As of 2023, no incidents have occurred during its entire span of operation.

==Zip lines==
The park contains the following zip lines:
1. Bambino (49.2 ft long and 49.2 ft high)
2. Hakuna Matata (295 ft long and 65 ft high)
3. Hasta La Vista (360 ft long and 82 ft high)
4. Moctezuma (295 ft long and 98 ft high)
5. Dancing Tree (377 ft long and 98 ft high)
6. Chile Piquin (1230 ft long and 197 ft high)
7. Black Diamond (1706 ft long and 558 ft high)
8. Dos Cojones (1575 ft long and 590 ft high)
9. Diablito (70 ft long and 10 ft high)
10. Speedy Gonzales (984 ft long and 984 ft high)
11. Survivor (495 ft long and 66 ft high)
12. The Big Enchilada (1673 ft long and 492 ft high)
13. Gringo Tree (558 ft long and 65 ft high)
14. Banana Split (787 ft long and 295 ft high)
15. Nut Cracker (558 ft long and 65 ft high)
16. Tequila Screamer (1378 ft long and 20 ft high; can be a race between two people)
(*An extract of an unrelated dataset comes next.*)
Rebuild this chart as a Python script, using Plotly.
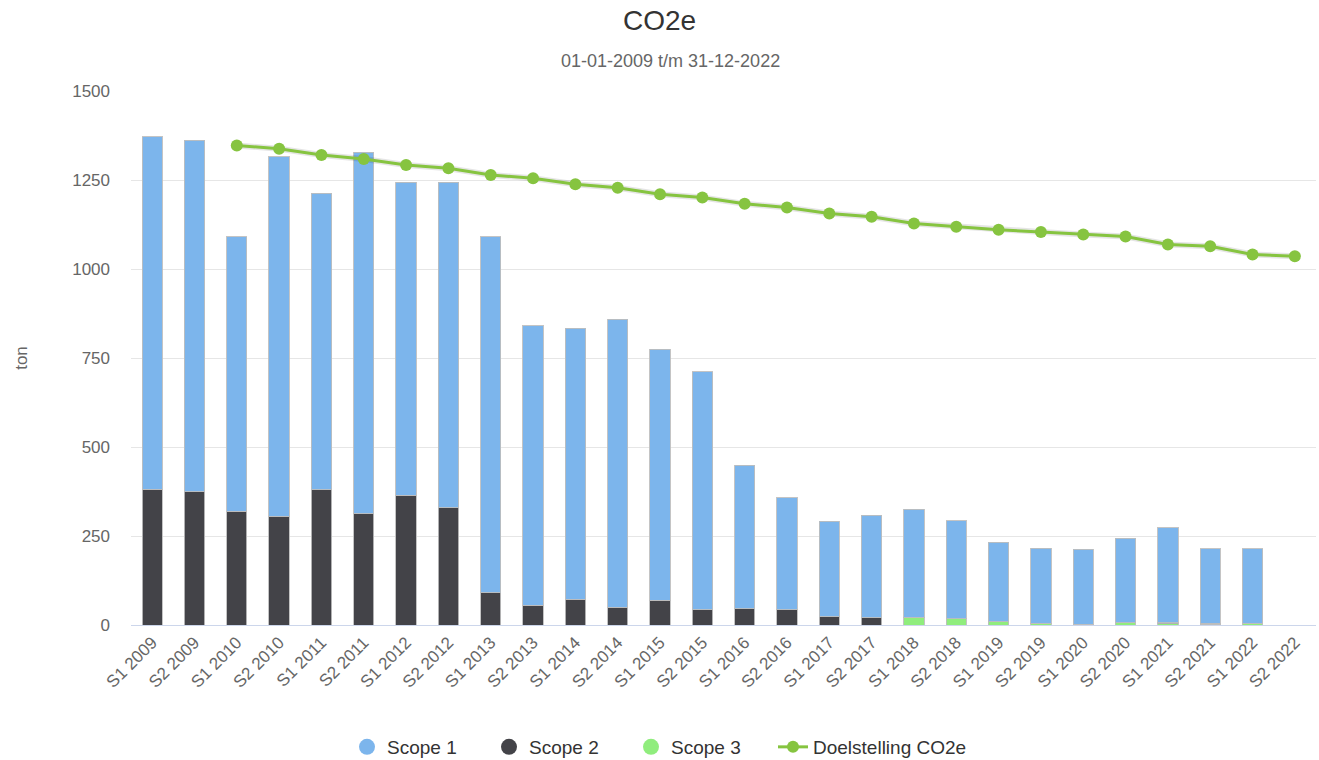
import plotly.graph_objects as go

categories = ["S1 2009", "S2 2009", "S1 2010", "S2 2010", "S1 2011", "S2 2011", "S1 2012",
              "S2 2012", "S1 2013", "S2 2013", "S1 2014", "S2 2014", "S1 2015", "S2 2015",
              "S1 2016", "S2 2016", "S1 2017", "S2 2017", "S1 2018", "S2 2018", "S1 2019",
              "S2 2019", "S1 2020", "S2 2020", "S1 2021", "S2 2021", "S1 2022", "S2 2022"]

scope1 = [990, 987, 771, 1011, 833, 1016, 880, 914, 1000, 784, 761, 809, 704, 668,
          403, 314, 268, 288, 303, 275, 224, 211, 211, 237, 267, 209, 209, None]
scope2 = [381, 375, 319, 305, 380, 312, 364, 330, 90, 56, 72, 50, 70, 43,
          46, 43, 23, 20, 0, 0, 0, 0, 0, 0, 3, 3, 0, None]
scope3 = [0, 0, 0, 0, 0, 0, 0, 0, 0, 0, 0, 0, 0, 0,
          0, 0, 0, 0, 22, 18, 9, 5, 2, 6, 3, 2, 5, None]
doelstelling = [None, None, 1347, 1338, 1320, 1309, 1292, 1283, 1264, 1255, 1238, 1228,
                1210, 1201, 1183, 1173, 1156, 1147, 1128, 1119, 1110, 1104, 1097, 1091,
                1069, 1064, 1041, 1036]

C1, C2, C3, CL = "#7cb5ec", "#434348", "#90ed7d", "#86c440"
FONT = "Liberation Sans, Arial, Helvetica, sans-serif"

PL, PR, PT, PB = 131, 1316, 91, 625
PW, PH = PR - PL, PB - PT

fig = go.Figure()
bar_line = dict(color="rgba(190,190,190,0.9)", width=1)
for name, vals, col in [("Scope 3", scope3, C3), ("Scope 2", scope2, C2), ("Scope 1", scope1, C1)]:
    fig.add_trace(go.Bar(x=categories, y=vals, name=name, marker=dict(color=col, line=bar_line),
                         showlegend=False, legendgroup=name))

# line shadow
fig.add_trace(go.Scatter(x=categories, y=doelstelling, mode="lines", showlegend=False,
                         line=dict(color="rgba(0,0,0,0.10)", width=6), hoverinfo="skip"))
fig.add_trace(go.Scatter(x=categories, y=doelstelling, mode="lines+markers", name="Doelstelling CO2e",
                         line=dict(color=CL, width=3), marker=dict(size=12, color=CL),
                         showlegend=False, legendgroup="Doelstelling CO2e"))

# legend entries (one legend each, to place them like the reference)
leg_names = ["Scope 1", "Scope 2", "Scope 3", "Doelstelling CO2e"]
leg_ids = ["legend", "legend2", "legend3", "legend4"]
leg_cx = [372, 514, 656, 798]
for name, col, lid in zip(leg_names[:3], [C1, C2, C3], leg_ids[:3]):
    fig.add_trace(go.Scatter(x=[None], y=[None], mode="markers", name=name, legendgroup=name,
                             legend=lid, marker=dict(symbol="circle", size=16, color=col)))
fig.add_trace(go.Scatter(x=[None], y=[None], mode="lines+markers", name="Doelstelling CO2e",
                         legendgroup="Doelstelling CO2e", legend="legend4",
                         line=dict(color=CL, width=3), marker=dict(size=12, color=CL)))

legends = {}
for lid, cx in zip(leg_ids, leg_cx):
    legends[lid] = dict(orientation="h", xref="paper", yref="paper",
                        x=(cx - 25 - PL) / PW, xanchor="left",
                        y=(PB - 747) / PH, yanchor="middle",
                        font=dict(size=19, color="#333333", family=FONT),
                        bgcolor="rgba(0,0,0,0)")

fig.update_layout(
    width=1319, height=760,
    barmode="stack", bargap=0.52,
    paper_bgcolor="white", plot_bgcolor="white",
    margin=dict(l=PL, r=1319 - PR, t=PT, b=760 - PB, autoexpand=False),
    font=dict(family=FONT, color="#666666", size=17),
    title=dict(text="CO2e", x=0.5, xanchor="center", xref="container", y=1 - 20 / 760,
               yanchor="middle", yref="container", font=dict(size=28, color="#333333", family=FONT)),
    annotations=[dict(text="01-01-2009 t/m 31-12-2022", xref="paper", yref="paper",
                      x=(670 - PL) / PW, y=1 + (PT - 61) / PH, xanchor="center", yanchor="middle",
                      showarrow=False, font=dict(size=18, color="#666666", family=FONT))],
    xaxis=dict(type="category", tickangle=-45, showgrid=False, showline=True, linecolor="#ccd6eb",
               linewidth=1, ticks="", tickfont=dict(size=17, color="#666666"),
               range=[-0.5, 27.5]),
    yaxis=dict(range=[0, 1500], tick0=0, dtick=250, showgrid=True, gridcolor="#e6e6e6", gridwidth=1,
               zeroline=False, showline=False, tickfont=dict(size=17, color="#666666"),
               ticklabelstandoff=20,
               title=dict(text="ton", font=dict(size=17, color="#666666"), standoff=40)),
    showlegend=True,
    **legends,
)

fig.write_html("out.html", config={"displayModeBar": False},
               post_script="document.body.style.margin='0';")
To ride a zip line, one must be under the weight of 285 lb. Children must also be over the age of 5 at least 40 in tall.

==Other attractions==
To reach the facility, one must ride on a motorboat across the Bahía de Banderas and then use a bus.

The canopy boasts an animal sanctuary authorized by the Federal Government of Mexico containing species of monkeys, turtles, iguanas, coatis, macaws, toucans, and snakes.

A hiking trail along the Horcones to the Vallarta Botanical Garden is also given. Kayaking and swimming are allowed, and water slides can be found.

In addition, the park offers a restaurant, which sits next to the river and serves traditional Mexican food, pizzas, and hamburgers. Tequila tasting is also provided.